On n’était pas devenus parfaits. On était devenus conscients.
Et c’est ça, la vraie définition du leadership.
Pas être parfait. Être conscient. Être humble. Être déterminé à créer les conditions pour que son équipe réussisse.
Si tu t’es reconnu dans certains de ces comportements, bravo. Sérieusement. La plupart des gestionnaires ne se regardent jamais agir. Le simple fait que tu aies lu jusqu’ici montre que tu es différent.
Le programme [Mythbuster Leadership](https://mythbusterleadership.com) a été construit exactement pour ça : donner aux gestionnaires les outils concrets pour sortir de la spirale des comportements désengageants et bâtir un vrai leadership — humble, exemplaire, collaboratif.
En 5 minutes de lecture par jour, tu comprends.
En 5 minutes d’application, tu vois la différence.
C’est du leadership appliqué. Pas de la psychologie molle.
Du terrain avant la théorie.
-----Alain Gauthier
Ingénieur, ex-directeur général d’usine, aujourd’hui Maire de sa Ville, créateur de Mythbuster Leadership
5ème directeur en 6 ans — le seul qui n’a pas été congédié. Le seul qui a rammené des profits.
Est-ce que les 8 comportements désengageants font de moi un psychopathe?
Non, absolument pas. Ces comportements sont inspirés de l’échelle de Hare, mais tout le monde peut les adopter occasionnellement sous pression. La différence avec un vrai psychopathe, c’est la fréquence et l’absence totale de capacité à s’ajuster. Si tu te poses la question, tu n’en es probablement pas un.
Comment savoir si je tombe dans ces patterns sans m’en rendre compte?
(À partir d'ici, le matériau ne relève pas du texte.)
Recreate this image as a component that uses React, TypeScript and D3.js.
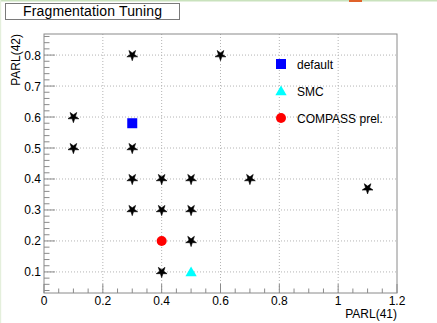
import React from "react";
import * as d3 from "d3";

const starX = [0.3, 0.6, 0.1, 0.1, 0.3, 0.3, 0.4, 0.5, 0.7, 1.1, 0.3, 0.4, 0.5, 0.5, 0.4];
const starY = [0.8, 0.8, 0.6, 0.5, 0.5, 0.4, 0.4, 0.4, 0.4, 0.37, 0.3, 0.3, 0.3, 0.2, 0.1];
const defaultPt = [0.3, 0.58];
const smcPt = [0.5, 0.1];
const compassPt = [0.4, 0.2];
const xTicks = [0, 0.2, 0.4, 0.6, 0.8, 1, 1.2];
const yTicks = [0.1, 0.2, 0.3, 0.4, 0.5, 0.6, 0.7, 0.8];
const legendLabels = ["default", "SMC", "COMPASS prel."];
const title = "Fragmentation Tuning";

const W = 437, H = 323;
const L = 44, R = 397, T = 34, B = 293;
const font = "'Liberation Sans', Arial, Helvetica, sans-serif";

export default function App() {
  const x = d3.scaleLinear().domain([0, 1.2]).range([L, R]);
  const y = d3.scaleLinear().domain([0.032, 0.868]).range([B, T]);
  const star = d3.symbol().type(d3.symbolStar).size(36)()!;
  const tri = d3.symbol().type(d3.symbolTriangle).size(55)()!;
  const xMinor = d3.range(0, 1.2001, 0.05);
  const yMinor = d3.range(0.04, 0.8601, 0.02);
  const grid = "#b4b4b4";
  const axis = "#8a8a8a";
  const legY = [64, 91, 118];

  return (
    <svg width={W} height={H} style={{ position: "absolute", left: 0, top: 0, background: "#fff" }}>
      <rect x={0} y={0} width={W} height={H} fill="#fff" />
      <rect x={0} y={0} width={W} height={1.5} fill="#c9e2bd" />
      <rect x={0} y={0} width={1.2} height={H} fill="#e4efdc" />
      <rect x={349} y={0} width={13} height={2} fill="#e0622a" />
      {/* title box */}
      <rect x={5.5} y={3.5} width={174} height={16} fill="#fff" stroke="#7a7a7a" strokeWidth={1} />
      <text x={92.5} y={16} textAnchor="middle" fontFamily={font} fontSize={14} textLength={139} fill="#000">{title}</text>
      {/* grid */}
      {xTicks.filter(v => v > 0 && v < 1.2).map(v => (
        <line key={"gx" + v} x1={x(v)} x2={x(v)} y1={T} y2={B} stroke={grid} strokeDasharray="1,2" />
      ))}
      {yTicks.map(v => (
        <line key={"gy" + v} x1={L} x2={R} y1={y(v)} y2={y(v)} stroke={grid} strokeDasharray="1,2" />
      ))}
      {/* frame */}
      <rect x={L} y={T} width={R - L} height={B - T} fill="none" stroke={axis} strokeWidth={1} />
      {/* x ticks */}
      {xMinor.map((v, i) => {
        const major = i % 4 === 0;
        return <line key={"xt" + i} x1={x(v)} x2={x(v)} y1={B} y2={B - (major ? 9 : 4.5)} stroke={axis} />;
      })}
      {yMinor.map((v, i) => {
        const major = Math.abs(v * 10 - Math.round(v * 10)) < 1e-6;
        return <line key={"yt" + i} x1={L} x2={L + (major ? 11 : 5.5)} y1={y(v)} y2={y(v)} stroke={axis} />;
      })}
      {xTicks.map(v => (
        <text key={"xl" + v} x={x(v)} y={305} textAnchor="middle" fontFamily={font} fontSize={12} fill="#000">{d3.format("~g")(v)}</text>
      ))}
      {yTicks.map(v => (
        <text key={"yl" + v} x={41} y={y(v) + 4.5} textAnchor="end" fontFamily={font} fontSize={12} fill="#000">{d3.format(".1f")(v)}</text>
      ))}
      <text x={R} y={318} textAnchor="end" fontFamily={font} fontSize={12} fill="#000">PARL(41)</text>
      <text transform={`translate(20,${T}) rotate(-90)`} textAnchor="end" fontFamily={font} fontSize={12} fill="#000">PARL(42)</text>
      {/* stars */}
      {starX.map((v, i) => (
        <path key={"s" + i} d={star} transform={`translate(${x(v)},${y(starY[i])}) rotate(180)`} fill="#000" stroke="#000" strokeWidth={0.6} />
      ))}
      <rect x={x(defaultPt[0]) - 5} y={y(defaultPt[1]) - 5} width={10} height={10} fill="#0000ff" />
      <path d={tri} transform={`translate(${x(smcPt[0])},${y(smcPt[1]) + 1})`} fill="#00ffff" />
      <circle cx={x(compassPt[0])} cy={y(compassPt[1])} r={5} fill="#ff0000" />
      {/* legend */}
      <rect x={276} y={legY[0] - 5} width={10} height={10} fill="#0000ff" />
      <path d={tri} transform={`translate(281,${legY[1] + 1})`} fill="#00ffff" />
      <circle cx={281} cy={legY[2]} r={5} fill="#ff0000" />
      {legendLabels.map((t, i) => (
        <text key={t} x={297} y={legY[i] + 4.5} fontFamily={font} fontSize={12} fill="#000">{t}</text>
      ))}
    </svg>
  );
}
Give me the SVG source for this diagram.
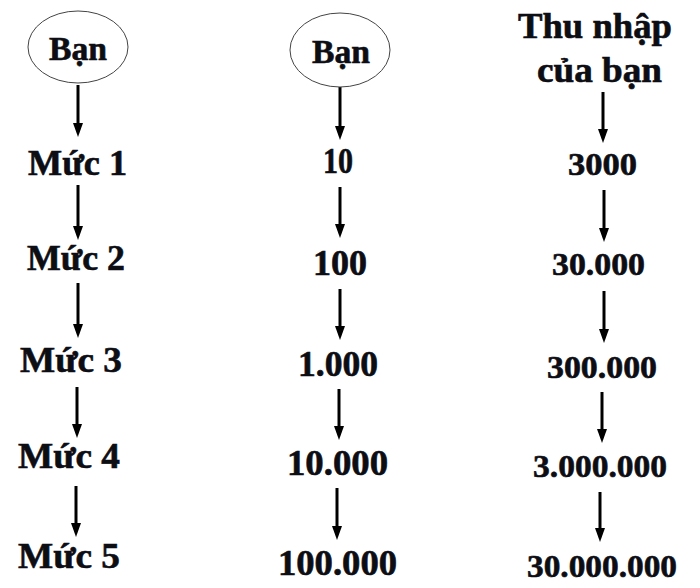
<svg xmlns="http://www.w3.org/2000/svg" width="700" height="588" viewBox="0 0 700 588">
<defs>
<marker id="ah" markerUnits="userSpaceOnUse" markerWidth="14" markerHeight="10" refX="2" refY="5" orient="auto">
<path d="M0,0 L14,5 L0,10 z" fill="#000"/>
</marker>
<style>
.t{font-family:"Liberation Serif",serif;font-weight:bold;font-size:35px;fill:#0d0d14;stroke:#0d0d14;stroke-width:0.6;text-anchor:middle}
.s{font-size:32px}
.b{font-size:33px}
.e{fill:#fff;stroke:#444;stroke-width:1}
.c line{stroke:#000;stroke-width:3;marker-end:url(#ah)}
</style>
</defs>
<rect width="700" height="588" fill="#fff"/>
<g id="connectors" class="c">
<line x1="78" y1="85" x2="78" y2="125"/>
<line x1="78" y1="185" x2="78" y2="228"/>
<line x1="78" y1="283" x2="78" y2="326"/>
<line x1="77" y1="387" x2="77" y2="426"/>
<line x1="76" y1="486" x2="76" y2="525"/>
<line x1="340" y1="87" x2="340" y2="128"/>
<line x1="340" y1="187" x2="340" y2="226"/>
<line x1="340" y1="289" x2="340" y2="328"/>
<line x1="339" y1="389" x2="339" y2="428"/>
<line x1="337" y1="488" x2="337" y2="528"/>
<line x1="603" y1="92" x2="603" y2="131"/>
<line x1="604" y1="190" x2="604" y2="230"/>
<line x1="604" y1="291" x2="604" y2="331"/>
<line x1="602" y1="392" x2="602" y2="431"/>
<line x1="600" y1="492" x2="600" y2="530"/>
</g>
<g id="ban1"><ellipse class="e" cx="78" cy="47" rx="50" ry="36"/><text class="t b" x="78" y="60" textLength="58" lengthAdjust="spacingAndGlyphs">Bạn</text></g>
<g id="muc1"><text class="t" x="77.5" y="175" textLength="99" lengthAdjust="spacingAndGlyphs">Mức 1</text></g>
<g id="muc2"><text class="t" x="76" y="270" textLength="98" lengthAdjust="spacingAndGlyphs">Mức 2</text></g>
<g id="muc3"><text class="t" x="71" y="372" textLength="102" lengthAdjust="spacingAndGlyphs">Mức 3</text></g>
<g id="muc4"><text class="t" x="69" y="468" textLength="102" lengthAdjust="spacingAndGlyphs">Mức 4</text></g>
<g id="muc5"><text class="t" x="69" y="568" textLength="102" lengthAdjust="spacingAndGlyphs">Mức 5</text></g>
<g id="ban2"><ellipse class="e" cx="340" cy="50" rx="50" ry="37"/><text class="t b" x="341" y="63" textLength="58" lengthAdjust="spacingAndGlyphs">Bạn</text></g>
<g id="n10"><text class="t" x="338" y="173" textLength="30" lengthAdjust="spacingAndGlyphs">10</text></g>
<g id="n100"><text class="t" x="340" y="275" textLength="54" lengthAdjust="spacingAndGlyphs">100</text></g>
<g id="n1000"><text class="t" x="338" y="376" textLength="80" lengthAdjust="spacingAndGlyphs">1.000</text></g>
<g id="n10000"><text class="t" x="337.5" y="475" textLength="101" lengthAdjust="spacingAndGlyphs">10.000</text></g>
<g id="n100000"><text class="t" x="337.5" y="575" textLength="119" lengthAdjust="spacingAndGlyphs">100.000</text></g>
<g id="thunhap"><text class="t" x="595" y="38" textLength="154" lengthAdjust="spacingAndGlyphs">Thu nhập</text><text class="t" x="599.5" y="82" textLength="125" lengthAdjust="spacingAndGlyphs">của bạn</text></g>
<g id="i3000"><text class="t s" x="602.5" y="175" textLength="69" lengthAdjust="spacingAndGlyphs">3000</text></g>
<g id="i30000"><text class="t s" x="598.5" y="275" textLength="93" lengthAdjust="spacingAndGlyphs">30.000</text></g>
<g id="i300000"><text class="t s" x="602" y="378" textLength="110" lengthAdjust="spacingAndGlyphs">300.000</text></g>
<g id="i3000000"><text class="t s" x="600" y="477" textLength="134" lengthAdjust="spacingAndGlyphs">3.000.000</text></g>
<g id="i30000000"><text class="t s" x="602" y="577" textLength="150" lengthAdjust="spacingAndGlyphs">30.000.000</text></g>
</svg>
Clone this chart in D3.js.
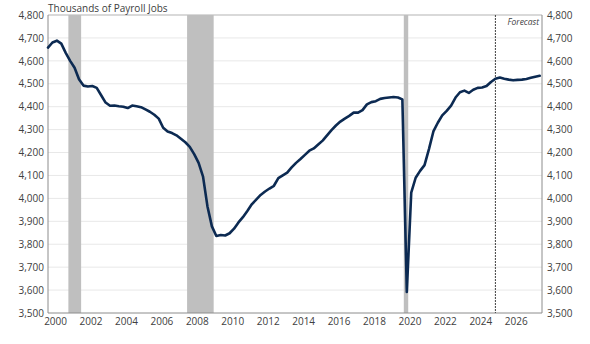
<!DOCTYPE html>
<html>
<head>
<meta charset="utf-8">
<script src="https://cdn.jsdelivr.net/npm/d3@7"></script>
<style>
  html, body { margin: 0; padding: 0; background: #fff; }
  svg { display: block; }
  text { font-family: "Open Sans", "Noto Sans", sans-serif; fill: #404040; }
</style>
</head>
<body>
<svg id="chart" width="590" height="344"></svg>
<script>
// ---- data ----
const startYear = 2000;          // first quarter = 2000 Q1
const jobs = [
  4658, 4680, 4688, 4675,  // 2000
  4635, 4600, 4570, 4520,  // 2001
  4492, 4488, 4490, 4482,  // 2002
  4450, 4418, 4404, 4405,  // 2003
  4402, 4400, 4394, 4405,  // 2004
  4402, 4398, 4388, 4378,  // 2005
  4365, 4348, 4308, 4292,  // 2006
  4285, 4275, 4260, 4245,  // 2007
  4225, 4193, 4155, 4095,  // 2008
  3965, 3878, 3836, 3840,  // 2009
  3838, 3848, 3868, 3895,  // 2010
  3918, 3945, 3974, 3995,  // 2011
  4015, 4030, 4043, 4055,  // 2012
  4088, 4100, 4112, 4135,  // 2013
  4155, 4172, 4190, 4208,  // 2014
  4218, 4235, 4252, 4275,  // 2015
  4298, 4318, 4335, 4348,  // 2016
  4360, 4374, 4374, 4385,  // 2017
  4410, 4420, 4424, 4434,  // 2018
  4438, 4440, 4442, 4440,  // 2019
  4432, 3592, 4025, 4090,  // 2020
  4120, 4145, 4215, 4292,  // 2021
  4330, 4362, 4382, 4405,  // 2022
  4440, 4463, 4470, 4460,  // 2023
  4474, 4482, 4484, 4490,  // 2024
  4508, 4522, 4527, 4522,  // 2025
  4518, 4515, 4517, 4518,  // 2026
  4521, 4526, 4531, 4535   // 2027
];
const recessions = [[2001.15, 2001.87], [2007.85, 2009.35], [2020.08, 2020.33]];
const forecastStart = 2025.25;
const yTicks = [3500, 3600, 3700, 3800, 3900, 4000, 4100, 4200, 4300, 4400, 4500, 4600, 4700, 4800];
const xTicks = [2000, 2002, 2004, 2006, 2008, 2010, 2012, 2014, 2016, 2018, 2020, 2022, 2024, 2026];
const titleText = "Thousands of Payroll Jobs";
const forecastText = "Forecast";

// ---- layout ----
const L = 48, R = 542, T = 15, B = 313;
const svg = d3.select("#chart");
const x = d3.scaleLinear().domain([2000, 2027.88]).range([L, R]);
const y = d3.scaleLinear().domain([3500, 4800]).range([B, T]);
const fmt = d3.format(",");

// gridlines
svg.append("g").selectAll("line").data(yTicks.slice(1)).join("line")
  .attr("x1", L).attr("x2", R)
  .attr("y1", d => y(d)).attr("y2", d => y(d))
  .attr("stroke", "#e8e8e8").attr("stroke-width", 1);

// recession bands
svg.append("g").selectAll("rect").data(recessions).join("rect")
  .attr("x", d => x(d[0])).attr("width", d => x(d[1]) - x(d[0]))
  .attr("y", T).attr("height", B - T)
  .attr("fill", "#bfbfbf");

// frame
svg.append("line").attr("x1", L).attr("x2", R).attr("y1", T).attr("y2", T).attr("stroke", "#bfbfbf");
svg.append("line").attr("x1", L).attr("x2", L).attr("y1", T).attr("y2", B).attr("stroke", "#8c8c8c");
svg.append("line").attr("x1", R).attr("x2", R).attr("y1", T).attr("y2", B).attr("stroke", "#8c8c8c");
svg.append("line").attr("x1", L).attr("x2", R).attr("y1", B).attr("y2", B).attr("stroke", "#8c8c8c");

// forecast divider
svg.append("line")
  .attr("x1", x(forecastStart)).attr("x2", x(forecastStart))
  .attr("y1", T).attr("y2", B)
  .attr("stroke", "#404040").attr("stroke-width", 1).attr("stroke-dasharray", "2,1");
svg.append("text").attr("x", R - 3).attr("y", T + 10)
  .attr("text-anchor", "end").attr("font-size", 8.5).attr("font-style", "italic")
  .text(forecastText);

// line
const pts = jobs.map((v, i) => ({ t: startYear + i / 4, v }));
svg.append("path").datum(pts)
  .attr("fill", "none").attr("stroke", "#0c2a52").attr("stroke-width", 2.6)
  .attr("stroke-linejoin", "round").attr("stroke-linecap", "round")
  .attr("d", d3.line().x(d => x(d.t)).y(d => y(d.v)));

// y axes
const yAxisL = d3.axisLeft(y).tickValues(yTicks).tickFormat(fmt).tickSize(0).tickPadding(4);
const gl = svg.append("g").attr("transform", `translate(${L},0)`).call(yAxisL);
const yAxisR = d3.axisRight(y).tickValues(yTicks).tickFormat(fmt).tickSize(0).tickPadding(5);
const gr = svg.append("g").attr("transform", `translate(${R},0)`).call(yAxisR);

// x axis (labels offset slightly right of the year start)
const xAxis = d3.axisBottom(x).tickValues(xTicks.map(d => d + 0.4)).tickFormat(d => Math.round(d - 0.4)).tickSize(0).tickPadding(5);
const gx = svg.append("g").attr("transform", `translate(0,${B})`).call(xAxis);

[gl, gr, gx].forEach(g => {
  g.select(".domain").remove();
  g.selectAll("text").attr("font-size", 10).attr("fill", "#404040")
    .style("font-family", '"Open Sans", "Noto Sans", sans-serif');
});

// title
svg.append("text").attr("x", L).attr("y", T - 3)
  .attr("font-size", 10).text(titleText);
</script>
</body>
</html>
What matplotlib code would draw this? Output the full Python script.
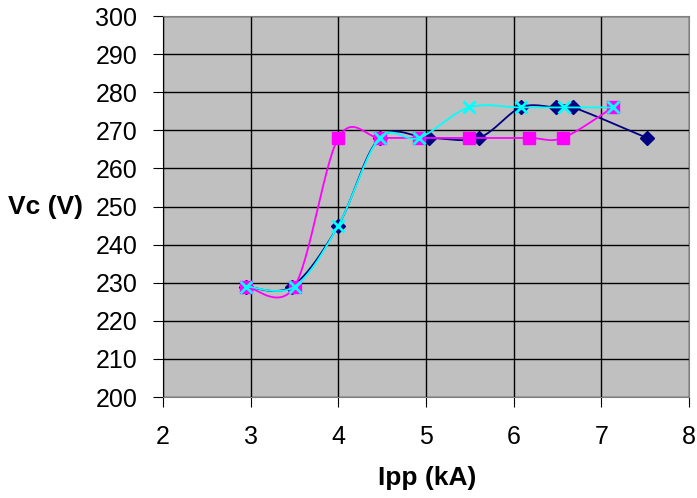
import numpy as np
import matplotlib
matplotlib.use("Agg")
import matplotlib.pyplot as plt

# Data
navy_x = [2.95, 3.47, 4.0, 4.47, 5.03, 5.6, 6.08, 6.48, 6.68, 7.52]
navy_y = [229, 229, 245, 268, 268, 268, 276, 276, 276, 268]
mag_x = [2.95, 3.5, 4.0, 4.47, 4.92, 5.49, 6.17, 6.56, 7.13]
mag_y = [229, 229, 268, 268, 268, 268, 268, 268, 276]
cyan_x = [2.95, 3.5, 4.0, 4.47, 4.92, 5.49, 6.08, 6.57, 7.13]
cyan_y = [229, 229, 245, 268, 268, 276, 276, 276, 276]

x_ticks = [2, 3, 4, 5, 6, 7, 8]
y_ticks = list(range(200, 301, 10))


def smooth(xs, ys, n=30):
    """Excel-style smoothed line (Catmull-Rom Bezier)."""
    P = np.column_stack([xs, ys]).astype(float)
    Pe = np.vstack([P[0], P, P[-1]])
    out = []
    t = np.linspace(0, 1, n)[:, None]
    for i in range(len(P) - 1):
        p0, p1, p2, p3 = Pe[i], Pe[i + 1], Pe[i + 2], Pe[i + 3]
        c1 = p1 + (p2 - p0) / 6
        c2 = p2 - (p3 - p1) / 6
        seg = ((1 - t) ** 3) * p1 + 3 * ((1 - t) ** 2) * t * c1 + 3 * (1 - t) * t ** 2 * c2 + t ** 3 * p2
        out.append(seg if i == 0 else seg[1:])
    s = np.vstack(out)
    return s[:, 0], s[:, 1]


plt.rcParams['font.family'] = ['Liberation Sans', 'DejaVu Sans']
fig = plt.figure(figsize=(6.97, 4.98), dpi=100)
ax = fig.add_axes([163 / 697, 101 / 498, 526 / 697, 381 / 498])
ax.set_facecolor('#C0C0C0')

series = [
    (navy_x, navy_y, '#000080', 'D', 7, 3),
    (mag_x, mag_y, '#FF00FF', 's', 8, 4),
    (cyan_x, cyan_y, '#00FFFF', 'x', 8, 5),
]
for xs, ys, c, m, ms, z in series:
    sx, sy = smooth(xs, ys)
    ax.plot(sx, sy, color=c, lw=1.3, zorder=z)
    ax.plot(xs, ys, linestyle='none', marker=m, color=c, ms=ms,
            mew=2 if m == 'x' else 1, zorder=z)

ax.set_xlim(2, 8)
ax.set_ylim(200, 300)
ax.set_xticks(x_ticks)
ax.set_yticks(y_ticks)
ax.grid(True, color='black', lw=1)
ax.set_axisbelow(True)
for s in ['top', 'right']:
    ax.spines[s].set_color('#808080')
ax.spines['left'].set_color('black')
ax.spines['bottom'].set_color('#808080')
ax.tick_params(axis='y', length=7, pad=11.5, labelsize=18, direction='out')
ax.tick_params(axis='x', length=7, pad=13, labelsize=18, direction='out')

fig.text(427 / 697, 1 - 478 / 498, 'Ipp (kA)', fontsize=19, fontweight='bold',
         ha='center', va='center')
fig.text(45 / 697, 1 - 207 / 498, 'Vc (V)', fontsize=19, fontweight='bold',
         ha='center', va='center')

fig.savefig('out.png', dpi=100)
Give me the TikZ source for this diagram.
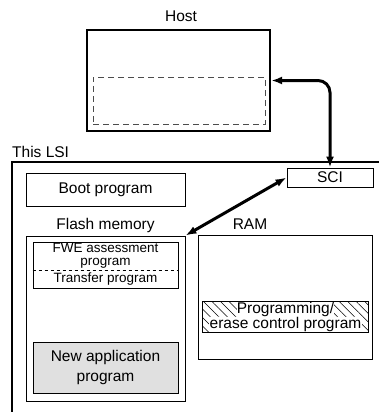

Le meilleur indicateur : observe la réaction de ton équipe. Est-ce qu’ils marchent sur des œufs autour de toi? Est-ce qu’ils évitent de te donner des mauvaises nouvelles? Est-ce qu’ils attendent de voir “de quelle humeur tu es”? Ces signaux sont plus fiables que ta propre perception.
Quel est le comportement désengageant le plus fréquent chez les gestionnaires québécois?
D’après mon expérience, c’est l’impulsivité sous pression — les éclats de voix, l’impatience visible, le ton sec. On valorise l’énergie et la rapidité dans notre culture, mais ça peut facilement basculer vers l’intimidation non intentionnelle.
Est-ce possible de changer ces comportements une fois qu’ils sont installés?
Oui, avec de la conscience et du coaching. Les experts s’entendent : seuls les vrais psychopathes (1 à 5% des cas selon les niveaux) sont impossibles à coacher. Pour tous les autres, le pronostic est excellent si la personne accepte de recevoir du feedback et de travailler sur elle-même.
Combien de temps faut-il pour voir des résultats?
Souvent, les premiers changements sont visibles en quelques semaines. Pas parce que tu as fondamentalement changé, mais parce que ton équipe perçoit ton effort de conscience. La transformation profonde prend généralement 6 à 18 mois de pratique consciente. Mais comme un alcoolique, tu devras toujours éviter les rechutes.
Comment donner du feedback à un collègue qui a ces comportements?
Concentre-toi sur l’impact, et sur comment ça fait sentir les autres, pas sur la personne. Exemple : “Quand tu as haussé le ton à la réunion, j’ai vu que Marie s’est fermée et n’a plus rien dit de la rencontre. Ça m’inquiète pour notre capacité à avoir des discussions ouvertes.” Ce type de feedback est plus facile à recevoir qu’un “tu es trop agressif”.
Est-ce que la pression au travail excuse ces comportements?
Non. Mais elle les explique. La pression ne justifie pas de faire peur à ton monde, mais comprendre que le stress active ces patterns permet de mettre en place des garde-fous avant d’exploser. C’est pour ça que les outils de gestion (ordres du jour, registres d’actions, attentes claires) sont si importants : ils réduisent le stress à la source.